Ltd.'s case (supra).
4. For the department, it is pointed out that the broad principles laid down in Sarangpur Cotton Mfg. Co. Ltd.'s case (supra) would not apply to the facts of the present case. The case of the department is not that there is any collusion between the parties but that even if the debt has become bad, the writing off was premature. There is absolutely no evidence of the assessee having entered into even any correspondence with the debtor. The writing off has been done mainly on the assertions of third parties. It cannot be left to the ipse dixit of the assessee to write off a bad debt whenever he liked. Reference is made to the decision in Chettinad Co. (P.) Ltd. v. CIT  147 ITR 724 (Mad.).

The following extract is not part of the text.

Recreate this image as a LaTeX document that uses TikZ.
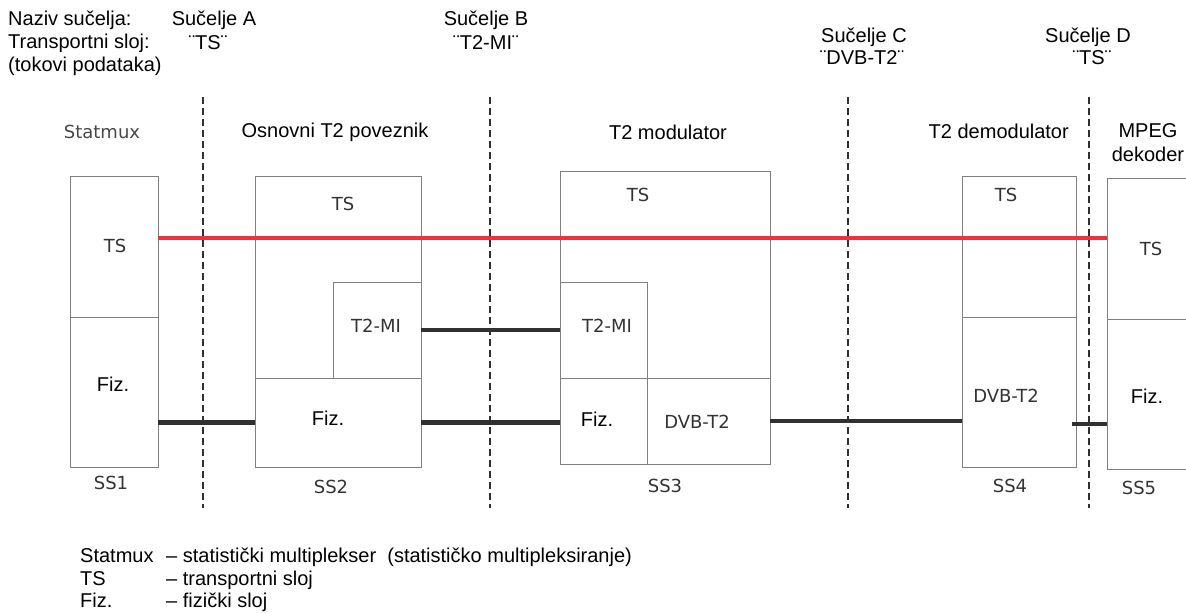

The learned Counsel has stressed the point that the assessee himself must know about the whereabouts of the debtor or his capacity to repay.
This knowledge is not available in the present case.
5. That the debtor has been having business with the assessee over a long time is not in dispute? The debtor has been paying amounts also fairly regularly in the past. The assessee had transactions running to lakhs of rupees from year to year. The amount written off during the year comes to only Rs. 28,077. There is no allegation that the debtor and the assessee are related. There is no allegation of collusive action either. On the contrary, three bills payable issued by the debtor on three different occasions have been dishonoured. There is information from Calcutta parties, relied on by the assessee, that the debtor has gone into insolvency. It is not necessary in every case that the assessee writes to the debtor or establishes his whereabouts. Where that is not known, it is not that he can regard debt as irrecoverable.
As a matter of fact, till today, no amounts have been recovered out of the sum of Rs. 28,077 outstanding. For a prudent businessman all these would be sufficient indications that the outstandings cannot be recovered. At any rate, the chances of recovery are remote. The income of the assessee is in the neighbourhood of Rs. 5 lakhs. It is also a fairly steady income from year to year. Taking all these facts into account, it cannot be stated that as a matter of fact no prudent businessman can write off the outstanding debt as bad during the year.
I agree with the learned Accountant Member that the bad debt should be allowed during the accounting year. The matter will go back to the Bench, which heard the case for proper disposal.